The data structure allows Add, Remove, and similar methods that return new objects of its kind, modified as instructed, that may or may not share some of the data of the original object.
However, while a data structure may seem to the user as persistent, it may do other things under the hood. To be sure, all data structures are, internally, at least somewhere, based on mutable storage.
If I were to base a persistent vector on an array, and copy it whenever Add is invoked, it would still be persistent, as long as I modify only locally created arrays.
However, sometimes, you can greatly increase performance by mutating a data structure under the hood. In more, say, insidious, dangerous, and destructive ways. Ways that might leave the abstraction untouched, not letting the user know anything has changed about the data structure, but being critical in the implementation level.
For example, let's say that we have a class called ArrayVector implemented using an array. Whenever you invoke Add, you get a ArrayVector build on top of a newly allocated array that has an additional item. A sequence of such updates will involve n array copies and allocations.
Here is an illustration:
However, let's say we implement a lazy mechanism that stores all sorts of updates -- such as Add, Set, and others in a queue. In this case, each update requires constant time (adding an item to a queue), and no array allocation is involved.
When a user tries to get an item in the array, all the queued modifications are applied under the hood, requiring a single array allocation and copy (since we know exactly what data the final array will hold, and how big it will be).
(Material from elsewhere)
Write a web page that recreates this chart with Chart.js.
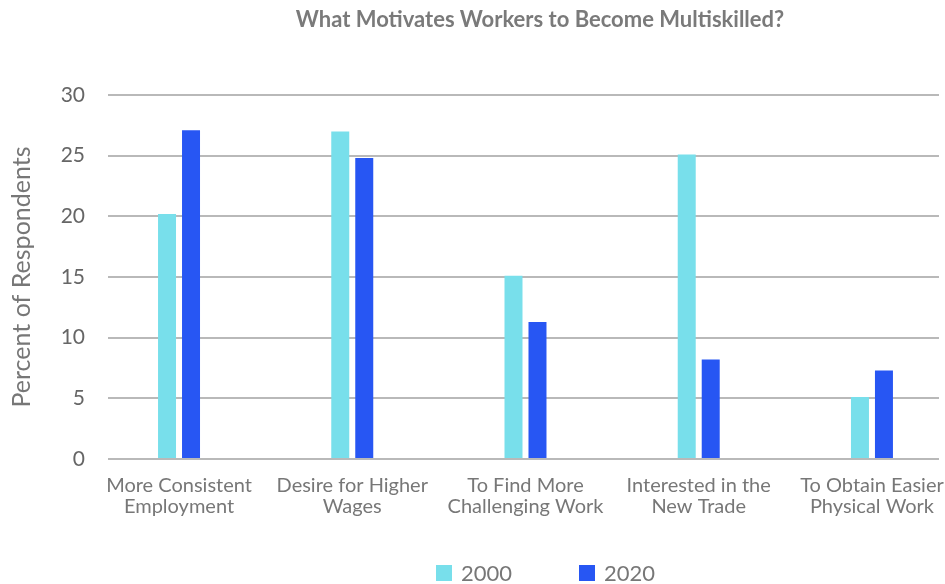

Future get operations will be performed on an empty cache, so they will take a single operation. But in order to implement this, we need to 'switch' or mutate the internal array to the new one, and empty the cache -- a very dangerous action.
However, considering that in many circumstances (most updates are going to occur in sequence, after all), this can save a lot of time and memory, it might be worth it -- you will need to ensure exclusive access to the internal state, of course.
This isn't a question about the efficacy of such a data structure. It's a more general question. Is it ever acceptable to mutate the internal state of a supposedly persistent or immutable object in destructive and dangerous ways? Does performance justify it? Would you still be able to call it immutable?
Oh, and could you implement this sort of laziness without mutating the data structure in the specified fashion?